#### Your instructions:
Look through the listing for the word "seaborn". Copy each line that has it.
--- start of Information provided ---
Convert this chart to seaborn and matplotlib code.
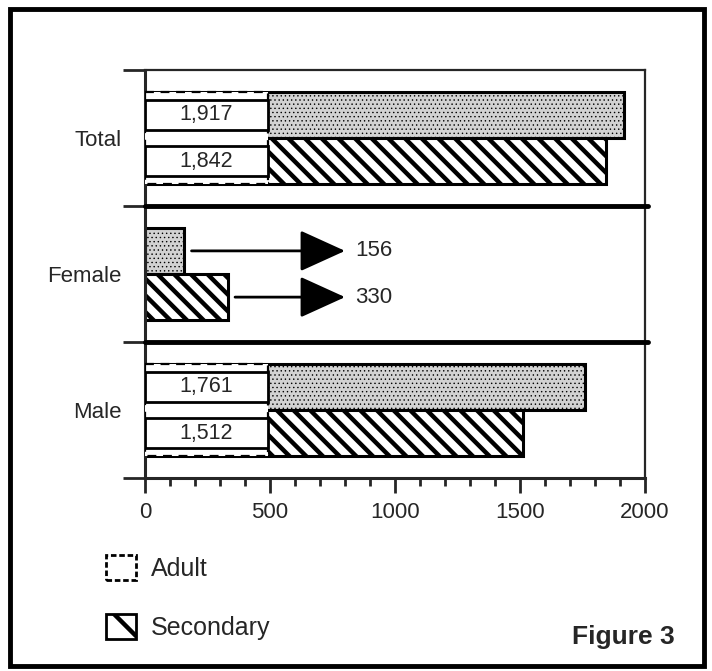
import seaborn as sns
import matplotlib.pyplot as plt
import pandas as pd
from matplotlib.patches import Rectangle, Patch
from matplotlib.ticker import MultipleLocator, FixedLocator

# data
groups = ["Total", "Female", "Male"]
adult = [1917, 156, 1761]
secondary = [1842, 330, 1512]
levels = ["Adult", "Secondary"]

df = pd.DataFrame({
    "group": groups * 2,
    "count": adult + secondary,
    "level": ["Adult"] * 3 + ["Secondary"] * 3,
})

sns.set_style("white")
plt.rcParams["font.family"] = ["Liberation Sans", "DejaVu Sans"]
plt.rcParams["hatch.linewidth"] = 3.2

fig = plt.figure(figsize=(7.12, 6.71), dpi=100)
ax = fig.add_axes([0.2037, 0.2876, 0.7023, 0.6081])

sns.barplot(data=df, y="group", x="count", hue="level", hue_order=levels,
            order=groups, orient="h", width=0.68, dodge=True,
            palette={"Adult": "#d2d2d2", "Secondary": "white"},
            edgecolor="black", linewidth=2.2, legend=False, ax=ax,
            saturation=1)

# patterns
for bar in ax.containers[0]:
    bar.set_hatch("....")
    if hasattr(bar, "set_hatch_linewidth"):
        bar.set_hatch_linewidth(0.5)
for bar in ax.containers[1]:
    bar.set_hatch("\\\\")

ax.set_xlim(0, 2000)
ax.set_ylim(2.5, -0.5)
ax.xaxis.set_major_locator(MultipleLocator(500))
ax.xaxis.set_minor_locator(MultipleLocator(100))
ax.yaxis.set_minor_locator(FixedLocator([-0.5, 0.5, 1.5, 2.5]))
ax.tick_params(axis="x", which="major", direction="out", length=11, width=2,
               labelsize=16, pad=6, bottom=True)
ax.tick_params(axis="x", which="minor", direction="out", length=6, width=2,
               bottom=True)
ax.tick_params(axis="y", which="major", length=0, labelsize=16, pad=17)
ax.tick_params(axis="y", which="minor", direction="out", length=16, width=2,
               left=True)
ax.set_xlabel("")
ax.set_ylabel("")
for side in ["left", "bottom"]:
    ax.spines[side].set_linewidth(2.2)
for side in ["top", "right"]:
    ax.spines[side].set_linewidth(1.6)

for yb in [0.5, 1.5]:
    ax.axhline(yb, xmin=0, xmax=1.006, color="black", lw=3.5, clip_on=False,
               zorder=5)

# value boxes / arrows
box_w = 490
for i, g in enumerate(groups):
    a_bar = ax.containers[0][i]
    s_bar = ax.containers[1][i]
    if g == "Female":
        for bar, v in [(a_bar, adult[i]), (s_bar, secondary[i])]:
            yc = bar.get_y() + bar.get_height() / 2
            ax.annotate("", xy=(800, yc), xytext=(v + 30, yc),
                        arrowprops=dict(arrowstyle="-|>,head_length=1.1,head_width=0.5",
                                        mutation_scale=26, lw=2, color="black",
                                        shrinkA=0, shrinkB=0))
            ax.text(840, yc, f"{v:,}", va="center", ha="left", fontsize=16)
        continue
    top = min(a_bar.get_y(), s_bar.get_y())
    h_all = a_bar.get_height() + s_bar.get_height()
    ax.add_patch(Rectangle((0, top), box_w, h_all, facecolor="white",
                           edgecolor="black", lw=1.6, ls=(0, (4, 3)), zorder=3))
    for bar, v in [(a_bar, adult[i]), (s_bar, secondary[i])]:
        h = bar.get_height()
        ax.add_patch(Rectangle((0, bar.get_y() + 0.17 * h), box_w, 0.66 * h,
                               facecolor="white", edgecolor="black", lw=2,
                               zorder=4))
        ax.text(box_w / 2, bar.get_y() + h / 2, f"{v:,}", ha="center",
                va="center", fontsize=15.5, zorder=6)

# legend
handles = [Patch(facecolor="white", edgecolor="black", lw=2, ls=(0, (2, 1))),
           Patch(facecolor="white", edgecolor="black", lw=2, hatch="\\")]
fig.legend(handles, levels, loc="upper left", bbox_to_anchor=(0.135, 0.188),
           frameon=False, fontsize=18, handlelength=1.2, handleheight=1.2,
           handletextpad=0.6, labelspacing=1.3, borderaxespad=0)

fig.text(0.948, 0.04, "Figure 3", ha="right", va="baseline", fontsize=19,
         fontweight="bold")

fig.add_artist(Rectangle((9.5 / 712, 5 / 671), 694.5 / 712, 657 / 671,
                         transform=fig.transFigure, fill=False, lw=3.5,
                         edgecolor="black"))

fig.savefig("out.png", dpi=100)
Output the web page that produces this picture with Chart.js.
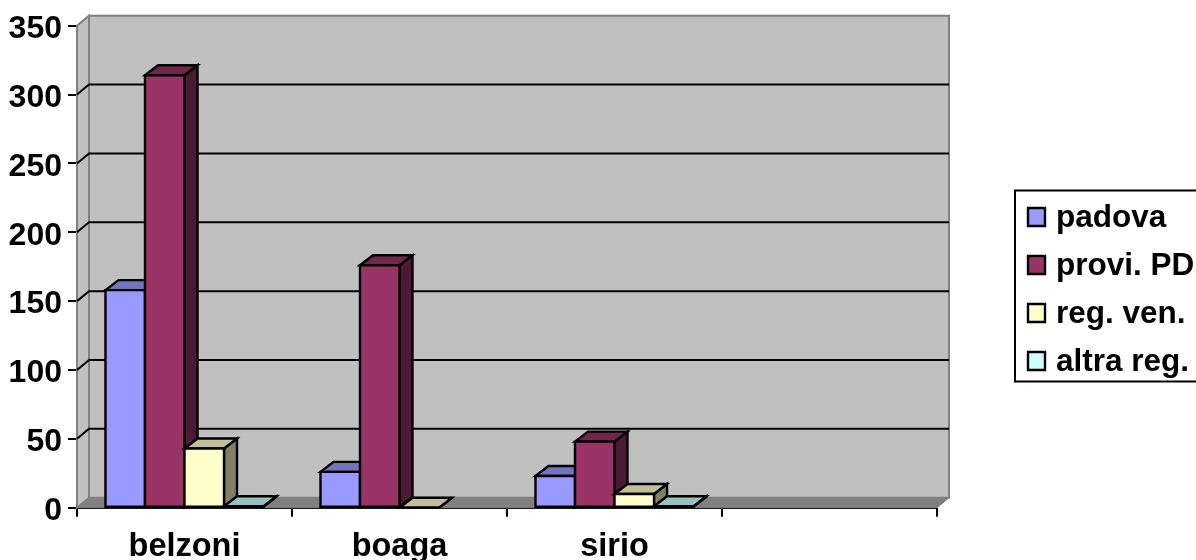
<!DOCTYPE html>
<html>
<head>
<meta charset="utf-8">
<style>
	html, body { margin: 0; padding: 0; background: #fff; overflow: hidden; }
	#wrap { width: 1196px; height: 560px; }
</style>
<script src="https://cdn.jsdelivr.net/npm/chart.js@4"></script>
</head>
<body>
<div id="wrap"><canvas id="myChart" width="1196" height="560"></canvas></div>
<script>
const categories = ["belzoni", "boaga", "sirio", ""];
const padova = [158, 26, 23, null];
const proviPD = [314, 176, 48, null];
const regVen = [43, 0, 10, null];
const altraReg = [1, null, 1, null];
const seriesNames = ["padova", "provi. PD", "reg. ven.", "altra reg."];
const seriesFront = ["#9999FF", "#993366", "#FFFFCC", "#CCFFFF"];
const seriesTop = ["#7373BF", "#73264D", "#BFBF99", "#99BFBF"];
const seriesSide = ["#4D4D80", "#4D1A33", "#808066", "#668080"];

const fontName = '"Liberation Sans", Arial, sans-serif';
const wallDx = 12, wallDy = 10;
const barDx = 13, barDy = 10;
const edge = 2.4;

function poly(ctx, pts, fill, stroke, width) {
	ctx.beginPath();
	ctx.moveTo(pts[0][0], pts[0][1]);
	for (let i = 1; i < pts.length; i++) ctx.lineTo(pts[i][0], pts[i][1]);
	ctx.closePath();
	if (fill) { ctx.fillStyle = fill; ctx.fill(); }
	if (stroke) { ctx.strokeStyle = stroke; ctx.lineWidth = width; ctx.lineJoin = "miter"; ctx.stroke(); }
}

const wallsPlugin = {
	id: "walls",
	// y labels sit a little under their ticks in the original
	beforeDraw(chart) {
		if (chart.$labelsMoved) return;
		chart.scales.y.getLabelItems().forEach(item => { item.textOffset += 3.5; });
		chart.$labelsMoved = true;
	},
	// walls, floor and the gridlines that run round them
	beforeDatasetsDraw(chart) {
		const ctx = chart.ctx;
		const a = chart.chartArea;
		const y = chart.scales.y;
		ctx.save();
		poly(ctx, [[a.left + wallDx, a.top - wallDy], [a.right + wallDx, a.top - wallDy], [a.right + wallDx, a.bottom - wallDy], [a.left + wallDx, a.bottom - wallDy]], "#C0C0C0", "#808080", 2);
		poly(ctx, [[a.left, a.top], [a.left + wallDx, a.top - wallDy], [a.left + wallDx, a.bottom - wallDy], [a.left, a.bottom]], "#C0C0C0", "#808080", 2);
		poly(ctx, [[a.left, a.bottom], [a.left + wallDx, a.bottom - wallDy], [a.right + wallDx, a.bottom - wallDy], [a.right, a.bottom]], "#808080", "#808080", 1);
		ctx.strokeStyle = "#000";
		ctx.lineWidth = 2;
		y.ticks.forEach(t => {
			if (t.value === 0 || t.value === y.max) return;
			const py = y.getPixelForValue(t.value);
			ctx.beginPath();
			ctx.moveTo(a.left, py);
			ctx.lineTo(a.left + wallDx, py - wallDy);
			ctx.lineTo(a.right + wallDx, py - wallDy);
			ctx.stroke();
		});
		ctx.restore();
	},
	// bars again from left to right so each one sits over its neighbour's side
	afterDatasetsDraw(chart) {
		const ctx = chart.ctx;
		ctx.save();
		chart.data.datasets.forEach((ds, i) => {
			chart.getDatasetMeta(i).data.forEach((bar, j) => {
				if (ds.data[j] === null) return;
				const l = bar.x - bar.width / 2, r = bar.x + bar.width / 2;
				poly(ctx, [[r, bar.y], [r + barDx, bar.y - barDy], [r + barDx, bar.base - barDy], [r, bar.base]], seriesSide[i], "#000", edge);
				poly(ctx, [[l, bar.y], [l + barDx, bar.y - barDy], [r + barDx, bar.y - barDy], [r, bar.y]], seriesTop[i], "#000", edge);
				poly(ctx, [[l, bar.y], [r, bar.y], [r, bar.base], [l, bar.base]], seriesFront[i], "#000", edge);
			});
		});
		ctx.restore();
	},
	// the boxed legend sits apart from the plot, cut by the right edge
	afterDraw(chart) {
		const ctx = chart.ctx;
		ctx.save();
		poly(ctx, [[1015, 190.5], [1200, 190.5], [1200, 381.5], [1015, 381.5]], "#fff", "#000", 2);
		ctx.font = "bold 31.5px " + fontName;
		ctx.textBaseline = "alphabetic";
		ctx.textAlign = "left";
		seriesNames.forEach((name, i) => {
			const top = 208 + i * 48;
			poly(ctx, [[1028, top], [1045, top], [1045, top + 18], [1028, top + 18]], seriesFront[i], "#000", edge);
			ctx.fillStyle = "#000";
			ctx.fillText(name, 1056, top + 19);
		});
		ctx.restore();
	}
};

new Chart("myChart", {
	type: "bar",
	data: {
		labels: categories,
		datasets: seriesNames.map((name, i) => ({
			label: name,
			data: [padova, proviPD, regVen, altraReg][i],
			backgroundColor: seriesFront[i],
			borderWidth: 0
		}))
	},
	options: {
		responsive: false,
		animation: false,
		devicePixelRatio: 1,
		layout: { padding: { top: 25.7, right: 259, left: 0, bottom: 0 } },
		plugins: { legend: { display: false }, tooltip: { enabled: false } },
		datasets: { bar: { categoryPercentage: 0.735, barPercentage: 1 } },
		scales: {
			x: {
				afterFit: s => { s.height = 52.3; },
				grid: { drawOnChartArea: false, drawTicks: true, tickLength: 9, color: "#000", lineWidth: 2 },
				border: { color: "#000", width: 2 },
				ticks: { color: "#000", font: { family: fontName, size: 32.5, weight: "bold" }, padding: 10.5, maxRotation: 0, autoSkip: false }
			},
			y: {
				min: 0,
				max: 350,
				afterFit: s => { s.width = 77; },
				grid: { drawOnChartArea: false, drawTicks: true, tickLength: 9, color: "#000", lineWidth: 2 },
				border: { color: "#000", width: 2 },
				ticks: { stepSize: 50, color: "#000", font: { family: fontName, size: 32, weight: "bold" }, padding: 6 }
			}
		}
	},
	plugins: [wallsPlugin]
});
</script>
</body>
</html>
--- end of Information provided ---
#### Output for this task:
Convert this chart to seaborn and matplotlib code.
import seaborn as sns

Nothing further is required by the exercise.